True Grit
Ethan Coen e Joel Coen
EUA, 2010
A grande falta que se faz sentir em “Bravura Indômita” é a construção (perdoem-me pelo palavrão) diegética. Essa ausência faz do filme uma experiência oca, na qual o sentimento e a emoção passam ao largo. Claro que se tratando do gênero western, não há necessidade de “construir” a diegese desse mítico universo fílmico. Ele é de conhecimento universal. O que me incomoda, esclareço, é a forma como a narrativa parece não dar tempo para que a personagem Mattie Ross (Hailee Steinfeld) pareça crível e sua vingança uma real necessidade.

No primeiro terço do filme a jovem Steinfeld se destaca com sua interpretação de Mattie.
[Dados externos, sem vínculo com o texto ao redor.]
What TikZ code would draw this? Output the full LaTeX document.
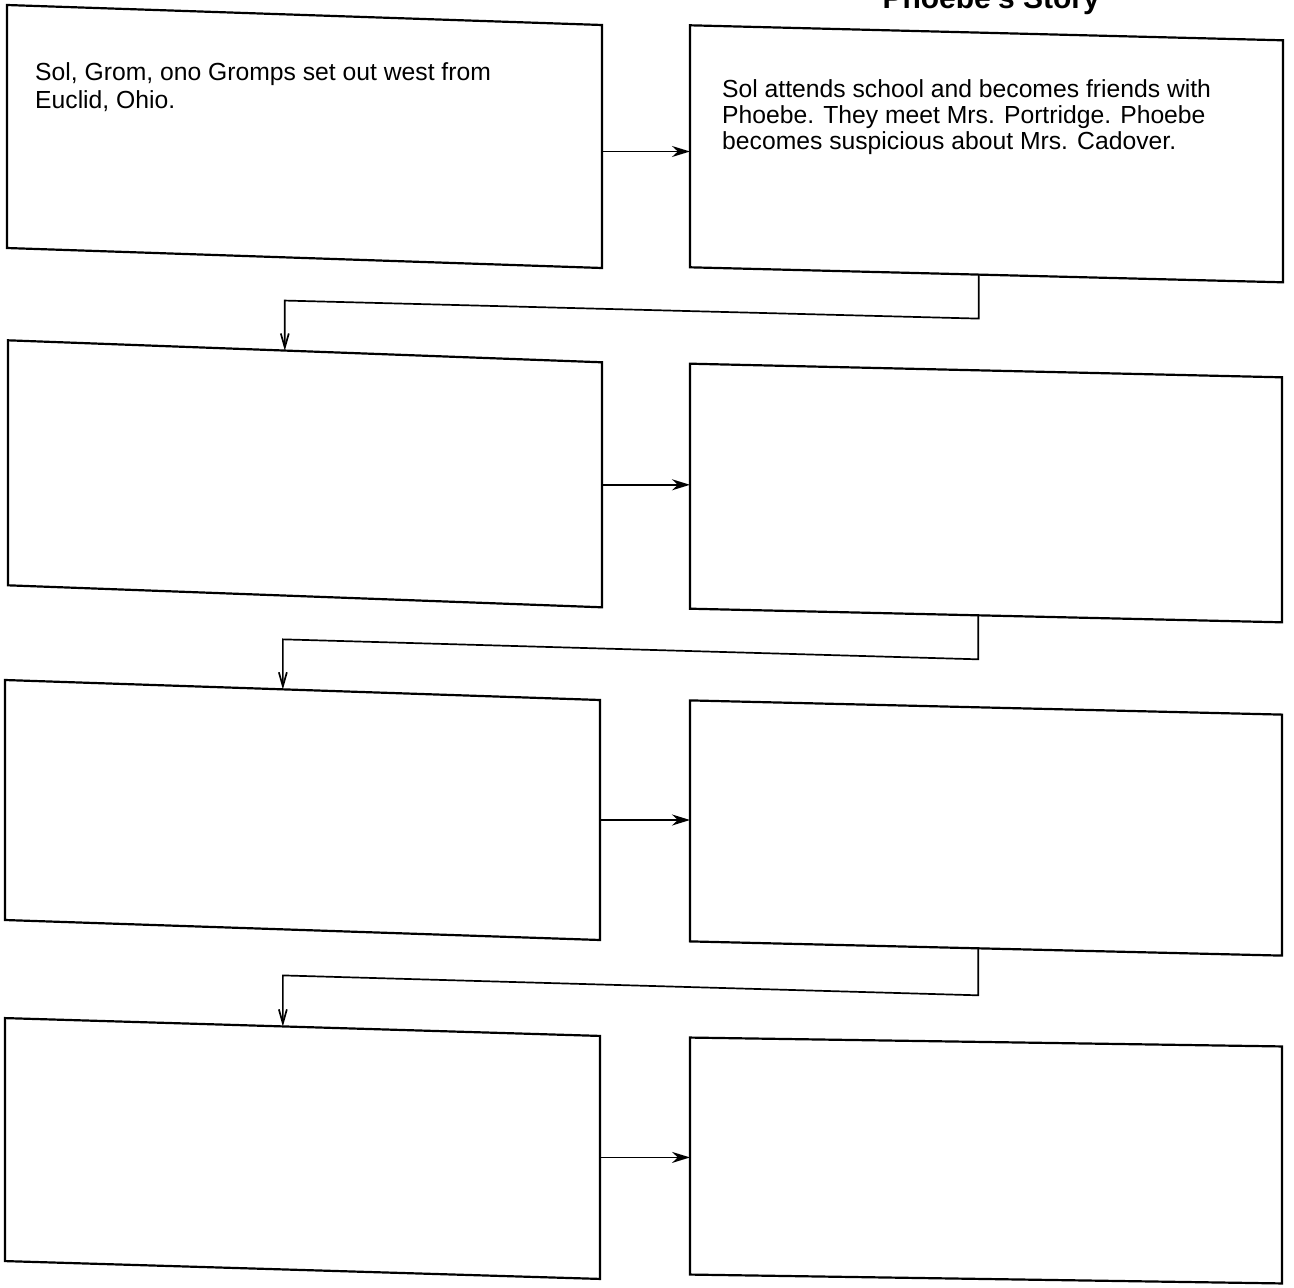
\documentclass[tikz,border=0pt]{standalone}
\usepackage{fontspec}
\setmainfont{Liberation Sans}
\usetikzlibrary{arrows.meta,calc}
\begin{document}
\begin{tikzpicture}[x=1pt,y=-1pt,
  box/.style={draw,line width=2.2pt,inner sep=0pt,outer sep=0pt},
  hand/.style={inner sep=0pt,anchor=north west,align=left},
  harr/.style={line width=1.8pt,-{Stealth[length=18pt,width=11pt]}},
  varr/.style={line width=1.7pt,-{Straight Barb[length=14pt,width=8pt]}},
]
\useasboundingbox (0,0) rectangle (1294,1288);
% title (cut off at the top edge, as in the scan)
\begin{scope}
\clip (0,0) rectangle (1294,1288);
\node[anchor=base east,inner sep=0pt,font=\fontsize{30}{30}\selectfont\bfseries] (title) at (1100,8) {Phoebe's Story};
\end{scope}
% boxes
\node[box,minimum width=595,minimum height=243,yslant=-0.0336] (L1) at (304.5,136.5) {};
\node[box,minimum width=593,minimum height=242,yslant=-0.0253] (R1) at (986.5,153.8) {};
\node[box,minimum width=594,minimum height=245,yslant=-0.037] (L2) at (305,473.8) {};
\node[box,minimum width=592,minimum height=245,yslant=-0.023] (R2) at (986,493) {};
\node[box,minimum width=595,minimum height=240,yslant=-0.0336] (L3) at (302.5,810) {};
\node[box,minimum width=592,minimum height=241,yslant=-0.024] (R3) at (986,828) {};
\node[box,minimum width=595,minimum height=243,yslant=-0.03] (L4) at (302.5,1148.5) {};
\node[box,minimum width=592,minimum height=237,yslant=-0.015] (R4) at (986,1160.5) {};
% texts
\node[hand,font=\fontsize{24.7}{28}\selectfont] (t1) at (35,62) {Sol, Grom, ono Gromps set out west from\\Euclid, Ohio.};
\node[hand,font=\fontsize{24.7}{26}\selectfont] (t2) at (722,79) {Sol attends school and becomes friends with\\Phoebe. They meet Mrs. Portridge. Phoebe\\becomes suspicious about Mrs. Cadover.};
% horizontal arrows
\draw[harr] ([yshift=-5pt]L1.east) -- ([yshift=-5pt]L1.east -| R1.west);
\draw[harr] (L2.east) -- (L2.east -| R2.west);
\draw[harr] (L3.east) -- (L3.east -| R3.west);
\draw[harr] (L4.east) -- (L4.east -| R4.west);
% connectors between rows
\coordinate (c1) at ($(L2.north west)!0.466!(L2.north east)$);
\coordinate (c2) at ($(L3.north west)!0.467!(L3.north east)$);
\coordinate (c3) at ($(L4.north west)!0.467!(L4.north east)$);
\draw[varr] ($(R1.south west)!0.487!(R1.south east)$) -- ++(0,44) -- ($(c1)+(0,-50)$) -- (c1);
\draw[varr] ($(R2.south west)!0.487!(R2.south east)$) -- ++(0,44) -- ($(c2)+(0,-50)$) -- (c2);
\draw[varr] ($(R3.south west)!0.487!(R3.south east)$) -- ++(0,47) -- ($(c3)+(0,-51)$) -- (c3);
\end{tikzpicture}
\end{document}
Vai de um lugar a outro negociando desde o funeral do pai até a contratação de um caçador de recompensas. Ela se mostra dura e escorregadia nas negociações. É decidida, inteligente, perspicaz e tem a língua afiada. Porém, apesar da ótima atuação da jovem atriz, a narrativa peca por uma edição rápida demais. Não há tempo para que se construa toda a força de Mattie. Nem o que realmente vale para ela o enforcamento de Chaney. Tudo se passa rápido demais e impessoal demais.
Quando percebemos, já estamos na primeira cena chave do filme, a travessia do rio. Essa cena, que deveria simbolizar com uma força enorme a passagem de Mattie, sem possibilidade de retorno ou arrependimento, para a vida adulta e todas agruras que viriam depois, perde grande parte de sua força por conta dá má construção que a precede. E é essa falha de fundamento que compromete a força de todo o filme restante. Por que se “Bravura Indômita” é um filme bom, certamente poderia ser muito melhor.
A recompensa, no entanto, pelo início ruim, vem da atuação de Jeff Bridges como o beberrão, insensível e durão Cogburn. Com seu tapa-olho, suas intermináveis histórias e seu gatilho certeiro, representa com clareza a violência e a dureza de um tempo no qual os homens tinham que ser lobos. Nada mais sintomático da mitologia do western - e daqueles tempos em que os homens da lei eram dúbios e seus métodos necessários – que um oficial do governo seja um ex-assaltante que já foi procurado pela justiça. Essa ambivalência entre lei e desordem funciona perfeitamente na persona de Cogburn.
O contraponto de Cogburn surge na figura de Laboeuf. Como Texas Ranger, Laboeuf mantém seu sentido de dever, honra e valor simbolizados na estrela que carrega no peito. É um homem instruído e audaz que busca aventura e recompensa. Torna-se um oposto e complemento de Cogburn, através de uma relação ríspida, irônica e desafetada. Mas mesmo nisso o filme mostra fraqueza, enfatizando essa relação em alguns diálogos afiados e irônicos, e só.
Entre os dois está a garota, determinada em sua vingança. Dessa forma, a narrativa segue um dos “leitmotiv” (sim, outro palavrão) do gênero, a vingança. Pois é em torno da determinação de Mattie que a história gira e será esse desejo ferrenho que moverá a todos. Apesar de deficitariamente construída essa obcessão e o significado da vingança de Mattie, o confronto final será intenso e o desfecho não poupará ninguém das marcas permanentes dessa caçada feroz. Especialmente Mattie, como se verá ao final do filme.

No final, o filme dos Coen termina como uma experiência de emoção reservada e empatia muito tênue. Não parece haver a mesma paixão e intensidade de outros filmes da dupla, o que nesse caso específico seria mais que desejável. Não é mau filme, pois os Coen ainda não devem ter aprendido a fazer filme ruim, mas certamente fica um tanto abaixo da média e da expectativa gerada.